Patroclus returns to Achilles and requests to enter the battle. Achilles lets him go leading the myrmidons. Ajax and Hector continue to fight each other near the ships when the myrmidons enter battle led by Patroclus, easily mistaken for Achilles in the hero's armor. Patroclus kills the Trojan son of Zeus, Sarpedon and the battle centers around his body. Zeus has Apollo rescue the corpse of his son. The battle is pushed back to the walls of Troy Paris attempts to storm the walls of the city, ignoring the advice of Achilles. Patroclus is killed by a combination of the Trojan Euphorbus, Apollo and Hector.

With the death of Patroclus, the Trojans regain some ground as the two sides struggle for the body. Hector follows Achilles' chariot, desiring his horses. Hector is wounded and must retreat. The Greeks save the body of Patroclus. A runner brings the new of Patroclus' death to Achilles and the hero mourns requesting revenge from his mother. Thetis goes to Hephaestus and gets a new set of armor for her son which she bestows on him even though she finds him lying on the ground weeping.

Achilles goes to battle and Zeus releases the gods to fight as they desire. Aeneas stands up to Achilles but is wounded, saved again by a god. Achilles and Hector clash with their troops following and Achilles rampage continues.

Achilles splits the Trojan line and murders many in the near-by river Xanthus. The river god gets angry with him and Achilles eventually attacks the god himself. The god retaliates and chases Achilles only to be stopped by Hephaestus who repulses him at Hera's bidding. Achilles presses to the very walls of Troy. Hector exits to meet his adversary but then flees him, running around the city three times. Athena tricks him into facing Achilles who kills him after a short struggle. The Greeks dishonor Hector's body and Achilles drags him back to their camp behind his chariot.

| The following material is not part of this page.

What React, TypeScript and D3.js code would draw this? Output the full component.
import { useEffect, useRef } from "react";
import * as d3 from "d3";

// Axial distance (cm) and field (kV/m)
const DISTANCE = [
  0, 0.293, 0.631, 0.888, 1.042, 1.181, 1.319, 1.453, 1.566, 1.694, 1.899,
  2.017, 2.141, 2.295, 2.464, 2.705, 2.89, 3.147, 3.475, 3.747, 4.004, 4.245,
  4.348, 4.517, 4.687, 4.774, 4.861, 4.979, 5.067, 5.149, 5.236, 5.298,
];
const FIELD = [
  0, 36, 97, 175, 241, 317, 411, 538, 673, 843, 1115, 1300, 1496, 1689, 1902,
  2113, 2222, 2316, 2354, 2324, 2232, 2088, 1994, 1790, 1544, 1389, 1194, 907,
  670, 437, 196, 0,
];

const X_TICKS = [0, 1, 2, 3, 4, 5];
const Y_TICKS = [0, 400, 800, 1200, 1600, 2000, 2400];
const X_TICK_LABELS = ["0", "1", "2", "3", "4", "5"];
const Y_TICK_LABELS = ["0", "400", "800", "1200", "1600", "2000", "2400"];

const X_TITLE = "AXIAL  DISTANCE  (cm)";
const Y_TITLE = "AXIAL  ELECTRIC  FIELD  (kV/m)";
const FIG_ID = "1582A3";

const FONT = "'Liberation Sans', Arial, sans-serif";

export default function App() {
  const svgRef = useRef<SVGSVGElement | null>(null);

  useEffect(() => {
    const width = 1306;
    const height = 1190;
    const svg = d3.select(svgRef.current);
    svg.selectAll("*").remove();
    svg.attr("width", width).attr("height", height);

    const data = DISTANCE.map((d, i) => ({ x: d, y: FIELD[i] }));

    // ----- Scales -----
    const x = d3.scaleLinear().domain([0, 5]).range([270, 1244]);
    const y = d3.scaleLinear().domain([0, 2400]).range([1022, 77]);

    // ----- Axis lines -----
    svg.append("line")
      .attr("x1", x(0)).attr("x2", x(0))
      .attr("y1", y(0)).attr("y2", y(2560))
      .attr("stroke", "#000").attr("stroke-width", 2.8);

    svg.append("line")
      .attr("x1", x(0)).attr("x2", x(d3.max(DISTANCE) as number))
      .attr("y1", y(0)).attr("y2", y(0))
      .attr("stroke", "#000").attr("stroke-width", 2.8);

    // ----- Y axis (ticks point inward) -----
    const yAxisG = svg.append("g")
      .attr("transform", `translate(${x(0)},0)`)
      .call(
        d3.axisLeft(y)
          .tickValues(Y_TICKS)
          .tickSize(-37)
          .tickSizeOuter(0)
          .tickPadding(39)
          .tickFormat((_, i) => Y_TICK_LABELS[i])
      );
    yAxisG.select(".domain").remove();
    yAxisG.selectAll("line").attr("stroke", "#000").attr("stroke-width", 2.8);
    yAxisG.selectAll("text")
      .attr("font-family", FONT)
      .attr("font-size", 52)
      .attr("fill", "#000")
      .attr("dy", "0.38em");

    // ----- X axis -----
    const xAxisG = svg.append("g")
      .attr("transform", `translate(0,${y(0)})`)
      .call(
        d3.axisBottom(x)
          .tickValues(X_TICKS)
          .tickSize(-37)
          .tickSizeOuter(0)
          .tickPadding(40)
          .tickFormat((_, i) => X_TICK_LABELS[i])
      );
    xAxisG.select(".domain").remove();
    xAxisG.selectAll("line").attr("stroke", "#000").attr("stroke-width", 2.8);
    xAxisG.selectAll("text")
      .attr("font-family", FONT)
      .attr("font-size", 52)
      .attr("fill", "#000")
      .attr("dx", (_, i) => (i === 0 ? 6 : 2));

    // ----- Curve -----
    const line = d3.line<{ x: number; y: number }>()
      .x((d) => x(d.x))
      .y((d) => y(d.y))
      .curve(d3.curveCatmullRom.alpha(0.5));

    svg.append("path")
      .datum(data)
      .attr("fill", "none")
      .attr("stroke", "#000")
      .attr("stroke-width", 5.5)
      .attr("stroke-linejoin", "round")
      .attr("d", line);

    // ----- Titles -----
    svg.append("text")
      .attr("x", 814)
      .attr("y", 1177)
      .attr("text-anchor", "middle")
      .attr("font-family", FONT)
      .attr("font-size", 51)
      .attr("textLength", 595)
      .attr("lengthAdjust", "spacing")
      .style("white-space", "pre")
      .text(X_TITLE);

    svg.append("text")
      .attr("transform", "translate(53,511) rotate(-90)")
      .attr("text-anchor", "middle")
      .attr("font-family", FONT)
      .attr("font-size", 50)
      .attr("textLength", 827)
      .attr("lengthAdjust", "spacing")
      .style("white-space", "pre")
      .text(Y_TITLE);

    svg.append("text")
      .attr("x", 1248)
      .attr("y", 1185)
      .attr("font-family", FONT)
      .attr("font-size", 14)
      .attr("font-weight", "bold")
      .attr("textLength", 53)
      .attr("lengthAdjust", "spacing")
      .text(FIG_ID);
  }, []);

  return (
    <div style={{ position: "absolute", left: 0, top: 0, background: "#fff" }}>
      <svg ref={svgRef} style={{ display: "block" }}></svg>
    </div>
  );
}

The Greeks have a feast and build a pyre for Patroclus. They burn and then bury his body. After this, Achilles hosts a set of funeral games for his fallen friend. At night Zeus has Thetis tell her son that Hector ought to be ransomed and Iris tell Priam to ransom his son. With divine help, Priam comes to Achilles' camp and ransoms the body of his son. The two share a meal together and go to sleep. Priam leaves at the goading of Hermes before day break and the epic ends with the funeral of Hector.